The Watcher Cat

The Watcher Cat

Friday, December 30, 2016

A Valedictory for the Year



This may not be the last post of the year--la Caterina and I are planning a quiet and restful New Year's Eve, and, if anything sparks, I'll probably have time to add one last thought for the year. It's been a strange one, 2016. I was born in a year ending in 6, and for the last three decades, those years have signified major change in my own life. 1996 and 2006 were two of the toughest years in my life.

2016--well, keeping things in the "I" as they say in EFM, and leaving outside forces and stories aside, it has been one of change, as were its predecessors, but far more positive.

My own life in the law and in the church have taken me in different directions than I anticipated. In my legal role, the unexpected departure of a great leader and friend led to me taking his place. In the last six months, I have been challenged, engaged, and genuinely touched. I could not be more grateful for the chance to try to make a difference.

Likewise, my ministry at St. Barts has been a revelatory experience. In this first full year of ministry, I have had the chance to preach, teach, and to create a protocol for Eucharistic Visitors. ("Create" is unduly generous. Make that "cobble up from the work of others"). Here's fun fact: my best source of several fine ones for the protocol came from a diocese that I know, but where I probably could not get licensed, due to my pro-same sex marriage views. It was interesting and humbling to encounter those with whom I strongly disagree in a context where I learned greatly from them. It's a good reminder to me of what C.P. Snow called "the virtues of the other side."

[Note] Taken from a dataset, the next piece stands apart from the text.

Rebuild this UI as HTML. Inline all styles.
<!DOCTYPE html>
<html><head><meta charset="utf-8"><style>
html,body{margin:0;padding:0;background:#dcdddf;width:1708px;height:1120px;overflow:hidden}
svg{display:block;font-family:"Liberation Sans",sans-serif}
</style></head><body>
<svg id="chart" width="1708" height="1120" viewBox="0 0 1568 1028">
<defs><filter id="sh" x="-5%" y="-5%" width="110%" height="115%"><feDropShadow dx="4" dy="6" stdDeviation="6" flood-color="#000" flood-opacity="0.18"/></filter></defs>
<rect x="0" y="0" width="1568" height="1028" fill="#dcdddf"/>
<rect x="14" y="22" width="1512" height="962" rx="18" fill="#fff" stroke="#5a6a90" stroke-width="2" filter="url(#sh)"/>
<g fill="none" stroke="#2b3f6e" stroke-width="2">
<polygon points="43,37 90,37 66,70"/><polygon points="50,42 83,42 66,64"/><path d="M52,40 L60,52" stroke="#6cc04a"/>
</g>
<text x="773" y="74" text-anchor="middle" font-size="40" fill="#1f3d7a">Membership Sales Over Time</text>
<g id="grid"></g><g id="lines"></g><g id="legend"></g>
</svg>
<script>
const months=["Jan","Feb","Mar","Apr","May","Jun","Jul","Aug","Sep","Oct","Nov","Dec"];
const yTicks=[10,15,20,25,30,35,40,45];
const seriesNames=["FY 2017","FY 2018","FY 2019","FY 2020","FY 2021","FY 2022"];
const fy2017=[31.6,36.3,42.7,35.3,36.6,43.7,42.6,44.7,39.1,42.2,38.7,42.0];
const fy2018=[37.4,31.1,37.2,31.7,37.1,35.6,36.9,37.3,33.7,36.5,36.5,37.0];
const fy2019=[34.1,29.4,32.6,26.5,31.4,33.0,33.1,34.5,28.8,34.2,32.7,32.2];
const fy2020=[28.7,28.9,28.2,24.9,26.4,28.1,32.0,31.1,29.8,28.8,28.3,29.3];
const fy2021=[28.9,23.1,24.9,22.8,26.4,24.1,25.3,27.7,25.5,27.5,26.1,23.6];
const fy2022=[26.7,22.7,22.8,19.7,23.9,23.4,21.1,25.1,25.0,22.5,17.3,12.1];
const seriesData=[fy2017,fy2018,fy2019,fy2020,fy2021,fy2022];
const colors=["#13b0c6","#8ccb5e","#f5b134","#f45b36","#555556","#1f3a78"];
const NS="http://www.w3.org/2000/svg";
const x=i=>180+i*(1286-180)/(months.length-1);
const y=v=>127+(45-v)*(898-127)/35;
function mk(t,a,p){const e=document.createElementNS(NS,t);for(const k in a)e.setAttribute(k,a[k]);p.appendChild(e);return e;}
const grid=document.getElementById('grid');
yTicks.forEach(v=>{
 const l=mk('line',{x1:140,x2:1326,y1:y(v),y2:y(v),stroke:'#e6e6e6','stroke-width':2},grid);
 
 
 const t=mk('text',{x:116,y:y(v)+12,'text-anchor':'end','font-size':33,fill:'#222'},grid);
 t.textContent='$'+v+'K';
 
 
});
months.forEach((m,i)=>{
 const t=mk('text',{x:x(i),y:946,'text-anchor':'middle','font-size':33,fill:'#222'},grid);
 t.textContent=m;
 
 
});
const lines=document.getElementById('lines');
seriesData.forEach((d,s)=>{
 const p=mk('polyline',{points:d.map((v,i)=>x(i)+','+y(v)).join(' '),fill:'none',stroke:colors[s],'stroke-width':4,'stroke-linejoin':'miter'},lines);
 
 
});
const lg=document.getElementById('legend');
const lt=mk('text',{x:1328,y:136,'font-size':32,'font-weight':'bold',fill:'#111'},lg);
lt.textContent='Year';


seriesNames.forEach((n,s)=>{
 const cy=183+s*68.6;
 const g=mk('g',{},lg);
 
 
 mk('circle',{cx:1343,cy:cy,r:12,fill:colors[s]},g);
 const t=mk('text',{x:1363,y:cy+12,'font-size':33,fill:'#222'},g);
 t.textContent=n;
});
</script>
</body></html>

Normally, I do a conspectus of the blog at year's end. But I think I want to quote one post on just this theme tonight:
Blog mascot Betty the Anglocat has taught me many lessons. And this morning, as she lay next to her old adversary Elspeth P. Kitten, I thought how lucky I am that these disparate animals who make up our herd of cats live in (relative) peace.

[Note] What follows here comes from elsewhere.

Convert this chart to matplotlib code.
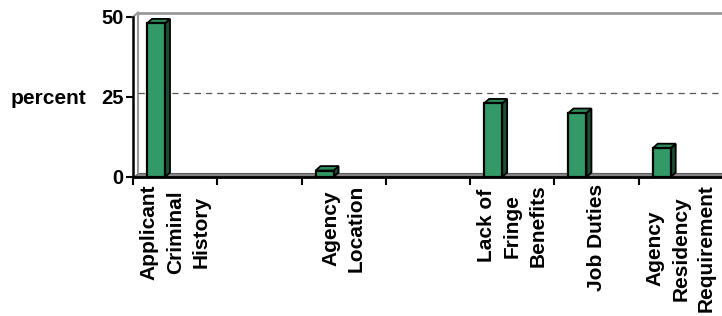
import matplotlib.pyplot as plt
from matplotlib.patches import Polygon, Rectangle

plt.rcParams['font.family'] = ['Liberation Sans', 'DejaVu Sans']

# data
labels = ["Applicant\nCriminal\nHistory", "", "Agency\nLocation", "",
          "Lack of\nFringe\nBenefits", "Job Duties",
          "Agency\nResidency\nRequirement"]
values = [48, 0, 2, 0, 23, 20, 9]
yticks = [0, 25, 50]

front = "#339966"
topc = "#2f8a5a"
side = "#1d4d33"

fig = plt.figure(figsize=(7.22, 3.16), dpi=100)
ax = fig.add_axes([133 / 722, (316 - 177) / 316, 590 / 722, 160 / 316])
n = len(labels)
ax.set_xlim(0, n)
ax.set_ylim(0, 50)

# 3d depth in data units
DX = 5 / (590 / n)
DY = 4.5 / 3.2

# walls
ax.plot([DX, DX], [DY, 50 + DY], color="#999999", lw=1.5, clip_on=False)
ax.plot([0, DX], [50, 50 + DY], color="#999999", lw=1.5, clip_on=False)
ax.plot([DX, n + 0.1], [50 + DY, 50 + DY], color="#999999", lw=2, clip_on=False)
ax.plot([DX, n + 0.1], [25 + DY, 25 + DY], color="#555555", lw=0.9,
        ls=(0, (5, 4)), clip_on=False)
floor = Polygon([(0, 0), (n + 0.1, 0), (n + 0.1, DY), (DX, DY)],
                closed=True, facecolor="#858585", edgecolor="#5a5a5a",
                lw=0.8, clip_on=False)
ax.add_patch(floor)

# bars
w = 18 / (590 / n)
for i, v in enumerate(values):
    if v == 0:
        continue
    x0 = i + 14 / (590 / n)
    ax.add_patch(Polygon([(x0 + w, 0), (x0 + w + DX, DY), (x0 + w + DX, v + DY),
                          (x0 + w, v)], closed=True, facecolor=side,
                         edgecolor="black", lw=1.3, clip_on=False, zorder=3))
    ax.add_patch(Polygon([(x0, v), (x0 + w, v), (x0 + w + DX, v + DY),
                          (x0 + DX, v + DY)], closed=True, facecolor=topc,
                         edgecolor="black", lw=1.3, clip_on=False, zorder=3))
    ax.add_patch(Rectangle((x0, 0), w, v, facecolor=front, edgecolor="black",
                           lw=1.6, clip_on=False, zorder=4))

for s in ["top", "right"]:
    ax.spines[s].set_visible(False)
ax.spines["left"].set_linewidth(1.8)
ax.spines["bottom"].set_linewidth(2)

ax.set_yticks(yticks)
ax.set_yticklabels([str(t) for t in yticks], fontsize=14.5, fontweight="bold")
ax.tick_params(axis="y", length=5, width=1.5, pad=2)

ax.set_xticks(range(n))
ax.set_xticklabels([])
ax.tick_params(axis="x", length=6, width=1.5)
for i, lab in enumerate(labels):
    ax.text(i + 0.5, -2.3, lab, rotation=90, ha="center", va="top",
            multialignment="center", fontsize=15, fontweight="bold",
            linespacing=1.45, clip_on=False)

ax.text(-0.55, 24.5, "percent", ha="right", va="center", fontsize=15,
        fontweight="bold")

fig.savefig("out.png", dpi=100)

Later in the day, I reflected on what a gift the people we disagree with can often be to us. Oh, I know--we can get into shouting matches, flame wars, succumb to obsessive "comment wars" because someone is wrong on the internet. La C often uses this cartoon to call me out. And she's right to. Because sometimes they teach me things I need to know and even offer me comfort when I need it. The trick, I am slowly realizing is to shut up and listen. Not just hear, listen, and try to see why we disagree, and to disagree respectfully.

It doesn't mean caving. It means respecting the person with whom I disagree enough that I make the imaginative effort to see through his or her eyes, and to grasp their perspective emotionally, not just logically. It makes disagreeing much less disagreeable when I don't leap to the conclusion that disagree with me is clearly done in bad faith or lack of thought. (I know; I'm turning 50 this year--you think I'd have learned this sooner.)

Another example: I just this past week bought a devotional book that is privately published, kept in print as a labor of love. The person who curates this work is someone with whom I am at variance on several issues significant to us both. I wrote directly for a copy, and received an email that was warm and gracious. This person has enriched my life; if we had met in a different context, we might have seen each other as caricatures not people with much more in common than might otherwise be thought.
I still use that devotional book, for certain seasons of the liturgical year--

--Side Note: For the rest of the year, I pray the Daily Office, using the Daily Office Book. I mention this because here's another point of connection with someone I often disagree with, sometimes on his blog, sometimes here. Regardless, I do agree with Dreher on the power and utility ritual, liturgical prayer (versus spontaneous, extemporaneous prayer). And, by the way, it's not either/or--you can make room for spontaneous prayer within the liturgical framework of either the Office or the Breviary--

We still have Elspeth; we still have Betty. They coexist. And so, at the dawn of this blog's tenth year, it's still Betty's blog, I'm still Anglocat, and we'll go on prowling into the future.